Goal
Retype word for word the first line of the listing and each line after it up to the line with "import plotly.graph_objects as go", with the pictures taken out.

Given data

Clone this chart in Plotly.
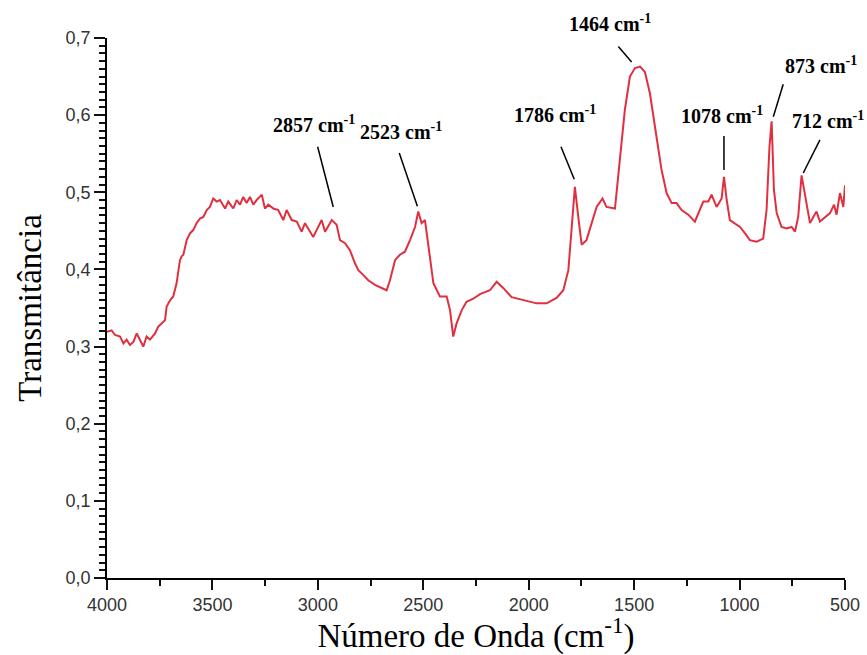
import plotly.graph_objects as go

# Wavenumber (cm-1) and transmittance
wavenumber = [4000, 3978, 3962, 3938, 3922, 3907, 3891, 3875, 3859, 3843, 3828, 3812, 3796, 3772, 3757,
              3741, 3725, 3717, 3701, 3686, 3670, 3654, 3646, 3638, 3622, 3606, 3591, 3575, 3559, 3543,
              3527, 3512, 3496, 3480, 3464, 3440, 3425, 3401, 3385, 3369, 3354, 3338, 3322, 3306, 3290,
              3266, 3251, 3235, 3211, 3188, 3164, 3148, 3124, 3100, 3077, 3061, 3045, 3022, 3006, 2982,
              2966, 2934, 2911, 2895, 2871, 2848, 2824, 2808, 2785, 2761, 2729, 2697, 2674, 2658, 2634,
              2611, 2587, 2563, 2539, 2524, 2508, 2492, 2468, 2452, 2421, 2389, 2373, 2358, 2342, 2318,
              2295, 2263, 2231, 2184, 2152, 2121, 2081, 2026, 1963, 1915, 1868, 1836, 1812, 1796, 1781,
              1765, 1749, 1726, 1702, 1678, 1650, 1631, 1591, 1567, 1544, 1520, 1496, 1472, 1449, 1425,
              1409, 1394, 1370, 1346, 1322, 1299, 1275, 1243, 1212, 1188, 1172, 1148, 1133, 1109, 1085,
              1074, 1061, 1046, 1022, 998, 975, 951, 919, 888, 872, 858, 848, 837, 824, 801,
              777, 753, 737, 722, 706, 695, 682, 666, 650, 635, 619, 595, 571, 552, 540,
              524, 508, 500]
transmittance = [0.319, 0.321, 0.315, 0.313, 0.304, 0.309, 0.302, 0.306, 0.317, 0.309, 0.300, 0.313, 0.309, 0.317, 0.326,
                 0.330, 0.334, 0.352, 0.360, 0.365, 0.382, 0.412, 0.417, 0.419, 0.438, 0.447, 0.451, 0.460, 0.466, 0.468,
                 0.477, 0.481, 0.492, 0.488, 0.490, 0.479, 0.488, 0.479, 0.490, 0.484, 0.494, 0.486, 0.494, 0.484, 0.490,
                 0.497, 0.479, 0.484, 0.479, 0.477, 0.464, 0.477, 0.464, 0.462, 0.449, 0.460, 0.453, 0.442, 0.451, 0.464,
                 0.449, 0.464, 0.458, 0.438, 0.434, 0.425, 0.408, 0.399, 0.393, 0.386, 0.380, 0.376, 0.373, 0.386, 0.412,
                 0.419, 0.423, 0.438, 0.455, 0.475, 0.460, 0.464, 0.417, 0.382, 0.365, 0.365, 0.347, 0.313, 0.330, 0.347,
                 0.358, 0.362, 0.368, 0.373, 0.384, 0.376, 0.364, 0.360, 0.356, 0.356, 0.363, 0.373, 0.399, 0.455, 0.507,
                 0.468, 0.432, 0.438, 0.460, 0.481, 0.492, 0.481, 0.479, 0.542, 0.607, 0.650, 0.661, 0.663, 0.656, 0.628,
                 0.602, 0.572, 0.529, 0.499, 0.486, 0.486, 0.477, 0.471, 0.462, 0.477, 0.488, 0.488, 0.497, 0.481, 0.492,
                 0.520, 0.490, 0.464, 0.460, 0.455, 0.447, 0.438, 0.436, 0.440, 0.477, 0.560, 0.592, 0.503, 0.473, 0.455,
                 0.453, 0.455, 0.449, 0.468, 0.522, 0.505, 0.481, 0.460, 0.468, 0.475, 0.462, 0.468, 0.473, 0.484, 0.471,
                 0.499, 0.481, 0.509]

# Peak labels: text, label position, leader line start/end
peak_labels = ["2857 cm<sup>-1</sup>", "2523 cm<sup>-1</sup>", "1786 cm<sup>-1</sup>", "1464 cm<sup>-1</sup>",
               "1078 cm<sup>-1</sup>", "873 cm<sup>-1</sup>", "712 cm<sup>-1</sup>"]
label_x = [3018, 2606, 1875, 1614, 1083, 616, 580]
label_y = [0.588, 0.579, 0.601, 0.719, 0.600, 0.665, 0.594]
line_x0 = [3001, 2614, 1847, 1575, 1074, 793, 619]
line_y0 = [0.559, 0.551, 0.559, 0.689, 0.573, 0.640, 0.568]
line_x1 = [2927, 2528, 1784, 1512, 1074, 840, 698]
line_y1 = [0.481, 0.482, 0.517, 0.669, 0.529, 0.598, 0.525]

X_RANGE = [4000, 500]
Y_MAX = 0.7

fig = go.Figure()
fig.add_trace(go.Scatter(x=wavenumber, y=transmittance, mode="lines",
                         line=dict(color="#e0303f", width=2), showlegend=False,
                         hoverinfo="x+y"))

for i in range(len(peak_labels)):
    fig.add_shape(type="line", xref="x", yref="y",
                  x0=line_x0[i], y0=line_y0[i], x1=line_x1[i], y1=line_y1[i],
                  line=dict(color="black", width=1.5))
    fig.add_annotation(x=label_x[i], y=label_y[i] / Y_MAX, xref="x", yref="paper",
                       xanchor="center", yanchor="middle",
                       text="<b>" + peak_labels[i] + "</b>", showarrow=False,
                       font=dict(family="Liberation Serif", size=20, color="black"))

tick_font = dict(family="Liberation Sans", size=18, color="#333333")
fig.update_layout(
    template="none",
    width=867, height=655,
    margin=dict(l=107, r=22, t=38, b=77),
    paper_bgcolor="white", plot_bgcolor="white",
    separators=",.",
    xaxis=dict(range=X_RANGE, dtick=500,
               showgrid=False, zeroline=False, showline=True, linecolor="black", linewidth=1.5,
               ticks="outside", ticklen=10, tickwidth=2, tickcolor="#111111",
               minor=dict(dtick=250, ticks="outside", ticklen=6, tickwidth=2,
                          tickcolor="#111111", showgrid=False),
               tickfont=tick_font,
               title=dict(text="Número de Onda (cm<sup>-1</sup>)",
                          font=dict(family="Liberation Serif", size=33, color="black"), standoff=4)),
    yaxis=dict(range=[0, Y_MAX], dtick=0.1, tickformat=".1f",
               showgrid=False, zeroline=False, showline=True, linecolor="black", linewidth=1.5,
               ticks="outside", ticklen=11, tickwidth=2, tickcolor="#111111",
               minor=dict(dtick=0.01, ticks="outside", ticklen=6, tickwidth=1.5,
                          tickcolor="#111111", showgrid=False),
               tickfont=tick_font,
               title=dict(text="Transmitância",
                          font=dict(family="Liberation Serif", size=33, color="black"), standoff=14)),
)

fig.write_html("out.html")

The solution
Clone this chart in Plotly.
import plotly.graph_objects as go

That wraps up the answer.